A young mother that I admire has an amazing little boy who makes me smile just by looking at him. This piece below was written by a girl’s mama but my young friend who is the mother of the little boy said “I couldn’t have written this better.” I too raised a strong-willed child and could relate to almost every word shared below from Simple Little Change by Tiffany Yoder
There isn’t one passive bone in her body.
In fact, I spend most of my day negotiating why she needs to do any given task
and she spends most of her day arguing or ignoring it.
I ask her not to do something and she has already figured out ten different ways that she can.
Each day is filled with big emotions.
When she is angry, you know it.
When she is happy, you know it.
She has absolutely no filter and says exactly what is on her mind.
Which has led to me having to bite my cheeks to suppress my laughter on more than one occasion.
Everything is on her terms, on her time, her agenda.
She does not care that she has an appointment in 10 minutes. She will let you know when and if she is available.
Most nights after I put her to bed, I plop down on the couch utterly and completely down to the bone exhausted. Sometimes I wonder why she can’t be more agreeable. Why things can’t be easier.
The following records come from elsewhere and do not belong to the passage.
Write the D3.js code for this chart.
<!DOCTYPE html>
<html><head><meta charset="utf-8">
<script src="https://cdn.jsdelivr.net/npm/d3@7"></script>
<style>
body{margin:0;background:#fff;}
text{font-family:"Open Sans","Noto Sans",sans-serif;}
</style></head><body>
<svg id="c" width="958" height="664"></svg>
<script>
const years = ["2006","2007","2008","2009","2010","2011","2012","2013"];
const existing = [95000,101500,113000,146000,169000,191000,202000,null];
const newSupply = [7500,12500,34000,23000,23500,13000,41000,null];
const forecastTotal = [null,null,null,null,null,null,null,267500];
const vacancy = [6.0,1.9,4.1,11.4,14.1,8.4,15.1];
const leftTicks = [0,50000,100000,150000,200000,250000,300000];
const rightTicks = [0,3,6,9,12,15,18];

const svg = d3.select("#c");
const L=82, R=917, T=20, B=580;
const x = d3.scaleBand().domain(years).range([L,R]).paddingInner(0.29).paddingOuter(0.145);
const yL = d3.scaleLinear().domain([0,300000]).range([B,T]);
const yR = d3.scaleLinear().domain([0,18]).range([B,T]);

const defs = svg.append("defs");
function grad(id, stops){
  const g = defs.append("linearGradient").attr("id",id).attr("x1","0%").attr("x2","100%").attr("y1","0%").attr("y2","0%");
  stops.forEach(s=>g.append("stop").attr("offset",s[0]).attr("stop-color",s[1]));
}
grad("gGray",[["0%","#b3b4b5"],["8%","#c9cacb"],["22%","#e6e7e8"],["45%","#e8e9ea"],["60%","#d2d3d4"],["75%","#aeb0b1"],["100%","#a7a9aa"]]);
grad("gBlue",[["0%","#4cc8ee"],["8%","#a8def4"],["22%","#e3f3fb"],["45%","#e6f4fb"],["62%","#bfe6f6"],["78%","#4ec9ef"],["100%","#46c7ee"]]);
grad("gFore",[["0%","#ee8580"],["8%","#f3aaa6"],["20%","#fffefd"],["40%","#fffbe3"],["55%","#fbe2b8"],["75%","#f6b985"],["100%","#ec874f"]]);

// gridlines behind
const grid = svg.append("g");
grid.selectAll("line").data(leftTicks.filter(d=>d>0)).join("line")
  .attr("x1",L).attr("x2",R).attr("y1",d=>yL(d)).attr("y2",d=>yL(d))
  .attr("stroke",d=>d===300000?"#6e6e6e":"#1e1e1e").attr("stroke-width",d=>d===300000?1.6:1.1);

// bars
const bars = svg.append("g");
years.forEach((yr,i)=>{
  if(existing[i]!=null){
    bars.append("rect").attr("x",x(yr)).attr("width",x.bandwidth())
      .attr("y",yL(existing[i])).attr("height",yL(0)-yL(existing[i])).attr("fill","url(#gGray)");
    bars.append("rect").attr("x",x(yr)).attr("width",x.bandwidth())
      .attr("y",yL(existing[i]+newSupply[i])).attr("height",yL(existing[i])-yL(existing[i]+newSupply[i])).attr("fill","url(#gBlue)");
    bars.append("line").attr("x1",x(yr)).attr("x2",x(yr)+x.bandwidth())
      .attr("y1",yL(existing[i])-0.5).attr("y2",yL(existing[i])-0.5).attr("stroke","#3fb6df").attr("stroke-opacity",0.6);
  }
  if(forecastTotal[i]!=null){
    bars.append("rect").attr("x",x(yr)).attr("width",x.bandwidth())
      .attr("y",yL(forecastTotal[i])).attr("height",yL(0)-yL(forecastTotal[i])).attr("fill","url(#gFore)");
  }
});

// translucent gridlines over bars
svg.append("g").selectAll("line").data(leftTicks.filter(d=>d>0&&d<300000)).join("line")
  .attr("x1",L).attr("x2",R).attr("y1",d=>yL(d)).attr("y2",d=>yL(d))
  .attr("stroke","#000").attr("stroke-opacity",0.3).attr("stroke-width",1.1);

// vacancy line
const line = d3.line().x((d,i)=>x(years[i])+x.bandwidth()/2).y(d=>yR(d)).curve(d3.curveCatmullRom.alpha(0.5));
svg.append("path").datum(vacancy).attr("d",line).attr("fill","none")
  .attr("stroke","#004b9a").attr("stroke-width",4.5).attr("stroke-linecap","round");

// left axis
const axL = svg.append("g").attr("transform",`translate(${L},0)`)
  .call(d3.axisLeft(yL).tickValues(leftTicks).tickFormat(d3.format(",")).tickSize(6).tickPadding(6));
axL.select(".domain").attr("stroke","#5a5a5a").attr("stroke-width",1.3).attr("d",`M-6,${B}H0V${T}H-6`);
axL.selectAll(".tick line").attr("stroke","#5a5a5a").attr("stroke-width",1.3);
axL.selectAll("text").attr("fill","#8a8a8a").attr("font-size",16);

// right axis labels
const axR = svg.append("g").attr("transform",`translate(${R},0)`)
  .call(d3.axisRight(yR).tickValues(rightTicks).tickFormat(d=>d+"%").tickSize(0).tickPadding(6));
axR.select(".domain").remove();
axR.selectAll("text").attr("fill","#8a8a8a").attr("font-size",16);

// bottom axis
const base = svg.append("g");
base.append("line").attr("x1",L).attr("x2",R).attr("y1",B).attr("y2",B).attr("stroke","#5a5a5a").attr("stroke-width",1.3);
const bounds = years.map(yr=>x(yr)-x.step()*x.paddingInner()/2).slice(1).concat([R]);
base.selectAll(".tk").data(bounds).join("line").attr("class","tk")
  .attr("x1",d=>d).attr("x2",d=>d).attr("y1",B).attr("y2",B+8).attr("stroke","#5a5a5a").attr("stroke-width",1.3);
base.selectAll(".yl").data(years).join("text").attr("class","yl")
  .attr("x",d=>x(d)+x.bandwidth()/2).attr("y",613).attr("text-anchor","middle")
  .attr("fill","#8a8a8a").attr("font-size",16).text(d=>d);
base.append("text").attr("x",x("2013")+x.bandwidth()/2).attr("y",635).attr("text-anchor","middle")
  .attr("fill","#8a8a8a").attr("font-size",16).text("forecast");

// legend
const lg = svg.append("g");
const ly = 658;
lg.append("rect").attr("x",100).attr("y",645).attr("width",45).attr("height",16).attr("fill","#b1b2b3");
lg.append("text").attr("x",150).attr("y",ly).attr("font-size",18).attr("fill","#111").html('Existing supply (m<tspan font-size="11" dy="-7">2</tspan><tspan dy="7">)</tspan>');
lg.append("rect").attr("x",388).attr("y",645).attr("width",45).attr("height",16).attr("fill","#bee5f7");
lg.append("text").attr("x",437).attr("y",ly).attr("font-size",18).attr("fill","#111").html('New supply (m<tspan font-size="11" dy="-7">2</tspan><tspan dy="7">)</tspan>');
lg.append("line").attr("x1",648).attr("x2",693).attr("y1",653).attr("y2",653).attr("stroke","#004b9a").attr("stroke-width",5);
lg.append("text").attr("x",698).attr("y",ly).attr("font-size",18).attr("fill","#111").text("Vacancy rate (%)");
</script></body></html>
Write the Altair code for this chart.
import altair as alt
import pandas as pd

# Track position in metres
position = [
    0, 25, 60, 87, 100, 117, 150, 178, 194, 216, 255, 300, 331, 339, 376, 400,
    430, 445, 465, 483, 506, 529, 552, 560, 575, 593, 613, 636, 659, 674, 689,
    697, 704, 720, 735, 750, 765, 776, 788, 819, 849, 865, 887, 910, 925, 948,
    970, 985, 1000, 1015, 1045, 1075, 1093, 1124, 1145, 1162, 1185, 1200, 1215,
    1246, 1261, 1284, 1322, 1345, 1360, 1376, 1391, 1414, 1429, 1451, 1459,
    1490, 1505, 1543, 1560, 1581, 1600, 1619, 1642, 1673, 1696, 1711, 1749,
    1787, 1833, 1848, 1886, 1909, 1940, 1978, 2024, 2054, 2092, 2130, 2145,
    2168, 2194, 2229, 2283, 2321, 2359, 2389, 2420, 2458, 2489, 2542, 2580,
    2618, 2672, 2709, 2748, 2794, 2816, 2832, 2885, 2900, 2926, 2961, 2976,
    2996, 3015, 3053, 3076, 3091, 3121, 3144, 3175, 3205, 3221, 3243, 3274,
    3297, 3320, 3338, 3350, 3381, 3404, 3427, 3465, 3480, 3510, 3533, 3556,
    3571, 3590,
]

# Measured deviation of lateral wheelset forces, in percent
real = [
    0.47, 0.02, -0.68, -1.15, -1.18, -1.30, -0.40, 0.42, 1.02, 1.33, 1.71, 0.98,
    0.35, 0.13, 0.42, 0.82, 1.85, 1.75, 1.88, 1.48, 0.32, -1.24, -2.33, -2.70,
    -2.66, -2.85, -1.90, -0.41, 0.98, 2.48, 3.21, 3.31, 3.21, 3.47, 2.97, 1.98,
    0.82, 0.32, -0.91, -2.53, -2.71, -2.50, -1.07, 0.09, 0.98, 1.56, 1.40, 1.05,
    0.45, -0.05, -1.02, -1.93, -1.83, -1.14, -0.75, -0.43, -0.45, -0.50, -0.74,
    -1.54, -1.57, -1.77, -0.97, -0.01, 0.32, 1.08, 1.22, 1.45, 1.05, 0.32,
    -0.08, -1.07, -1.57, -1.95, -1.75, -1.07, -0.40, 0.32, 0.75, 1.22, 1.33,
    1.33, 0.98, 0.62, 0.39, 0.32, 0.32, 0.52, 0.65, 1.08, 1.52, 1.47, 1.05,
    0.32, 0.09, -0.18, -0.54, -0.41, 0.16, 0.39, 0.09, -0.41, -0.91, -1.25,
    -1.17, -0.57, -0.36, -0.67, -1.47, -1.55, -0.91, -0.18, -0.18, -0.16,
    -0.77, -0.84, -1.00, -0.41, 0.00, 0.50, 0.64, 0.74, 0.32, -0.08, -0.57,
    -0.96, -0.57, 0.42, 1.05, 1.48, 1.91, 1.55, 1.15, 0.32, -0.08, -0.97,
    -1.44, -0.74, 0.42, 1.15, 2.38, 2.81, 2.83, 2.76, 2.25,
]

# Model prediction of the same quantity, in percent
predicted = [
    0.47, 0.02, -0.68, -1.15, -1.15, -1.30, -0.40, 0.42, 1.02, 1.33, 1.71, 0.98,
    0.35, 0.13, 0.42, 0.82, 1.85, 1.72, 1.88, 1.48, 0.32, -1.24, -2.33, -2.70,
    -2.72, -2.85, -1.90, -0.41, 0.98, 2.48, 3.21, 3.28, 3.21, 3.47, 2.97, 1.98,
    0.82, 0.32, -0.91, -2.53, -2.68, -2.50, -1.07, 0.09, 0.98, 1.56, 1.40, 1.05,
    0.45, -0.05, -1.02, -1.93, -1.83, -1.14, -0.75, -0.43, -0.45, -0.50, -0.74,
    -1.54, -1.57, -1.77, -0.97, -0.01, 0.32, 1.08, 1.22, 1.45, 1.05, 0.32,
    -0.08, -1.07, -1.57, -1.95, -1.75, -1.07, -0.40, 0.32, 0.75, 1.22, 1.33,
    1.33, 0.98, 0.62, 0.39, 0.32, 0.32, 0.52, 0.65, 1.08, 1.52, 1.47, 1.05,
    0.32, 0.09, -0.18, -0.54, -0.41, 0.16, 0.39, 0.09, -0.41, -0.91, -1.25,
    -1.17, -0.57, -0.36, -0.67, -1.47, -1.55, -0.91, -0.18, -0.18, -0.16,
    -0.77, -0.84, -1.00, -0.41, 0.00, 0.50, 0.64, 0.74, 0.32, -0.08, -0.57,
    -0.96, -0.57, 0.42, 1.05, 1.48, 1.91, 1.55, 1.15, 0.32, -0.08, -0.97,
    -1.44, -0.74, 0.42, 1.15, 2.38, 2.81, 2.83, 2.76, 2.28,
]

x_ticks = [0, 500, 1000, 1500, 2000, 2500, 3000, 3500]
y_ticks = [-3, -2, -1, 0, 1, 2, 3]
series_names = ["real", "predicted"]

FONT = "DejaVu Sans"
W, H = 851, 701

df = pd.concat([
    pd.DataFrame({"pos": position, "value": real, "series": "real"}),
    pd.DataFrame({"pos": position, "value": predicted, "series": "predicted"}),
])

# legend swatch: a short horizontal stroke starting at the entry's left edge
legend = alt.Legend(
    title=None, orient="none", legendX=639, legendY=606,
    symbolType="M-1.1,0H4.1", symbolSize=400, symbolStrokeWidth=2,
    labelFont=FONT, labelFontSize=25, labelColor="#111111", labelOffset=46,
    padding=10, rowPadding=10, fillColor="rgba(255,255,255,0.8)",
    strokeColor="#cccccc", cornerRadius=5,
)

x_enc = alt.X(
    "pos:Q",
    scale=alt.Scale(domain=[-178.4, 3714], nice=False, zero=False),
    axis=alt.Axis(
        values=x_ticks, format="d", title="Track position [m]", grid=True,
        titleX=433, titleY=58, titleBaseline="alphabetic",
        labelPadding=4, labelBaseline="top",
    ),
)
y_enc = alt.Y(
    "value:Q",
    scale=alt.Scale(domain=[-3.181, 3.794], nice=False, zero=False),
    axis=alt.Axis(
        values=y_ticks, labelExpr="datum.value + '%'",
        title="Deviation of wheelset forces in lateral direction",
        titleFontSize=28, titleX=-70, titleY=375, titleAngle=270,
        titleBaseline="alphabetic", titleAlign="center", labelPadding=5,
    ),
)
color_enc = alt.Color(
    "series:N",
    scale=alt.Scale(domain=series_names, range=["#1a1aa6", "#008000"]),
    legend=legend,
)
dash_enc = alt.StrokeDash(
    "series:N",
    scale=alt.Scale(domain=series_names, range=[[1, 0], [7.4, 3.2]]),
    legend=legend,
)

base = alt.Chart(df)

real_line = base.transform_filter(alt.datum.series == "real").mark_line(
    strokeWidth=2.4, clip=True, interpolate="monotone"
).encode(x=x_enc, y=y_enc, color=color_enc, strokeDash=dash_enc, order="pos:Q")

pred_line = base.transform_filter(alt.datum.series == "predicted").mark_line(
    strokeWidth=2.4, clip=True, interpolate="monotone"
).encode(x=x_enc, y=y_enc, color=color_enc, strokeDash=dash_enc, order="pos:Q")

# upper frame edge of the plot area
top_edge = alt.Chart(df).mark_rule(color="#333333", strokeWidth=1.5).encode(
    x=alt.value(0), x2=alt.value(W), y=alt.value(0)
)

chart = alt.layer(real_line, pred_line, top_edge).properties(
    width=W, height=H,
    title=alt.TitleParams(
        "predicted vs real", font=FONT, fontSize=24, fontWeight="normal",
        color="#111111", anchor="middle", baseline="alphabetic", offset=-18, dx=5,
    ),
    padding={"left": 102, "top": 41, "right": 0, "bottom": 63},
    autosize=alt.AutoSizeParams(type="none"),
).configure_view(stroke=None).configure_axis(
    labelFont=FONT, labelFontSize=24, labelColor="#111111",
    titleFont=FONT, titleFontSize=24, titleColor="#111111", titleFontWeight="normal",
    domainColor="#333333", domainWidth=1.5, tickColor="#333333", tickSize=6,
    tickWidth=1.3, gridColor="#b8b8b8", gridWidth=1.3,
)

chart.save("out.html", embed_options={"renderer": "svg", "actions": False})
I keep clinging to the words of fellow mothers of strong-willed children who look back on it all and whisper “I know this is hard now, but it is worth it.”
Deep down even on my most exhausted days I know I wouldn’t change her.
I won’t ask her to be anything other than what she is because I would miss out on all of her.
I would miss out on her big love, her loud joy, her mischievous grin.
I would miss out on her quick wit and her larger-than-life attitude.
I know that the world needs her fight, her vivacious spirit.
And one day when she is grown, I will catch sight of a mom struggling to keep her patience with her strong-willed child who will likely have their arms crossed, determination on their face, and a hint of mischief in their eye.
I will place an encouraging hand on that mom’s shoulder and whisper
I know this is hard now, but it is worth it.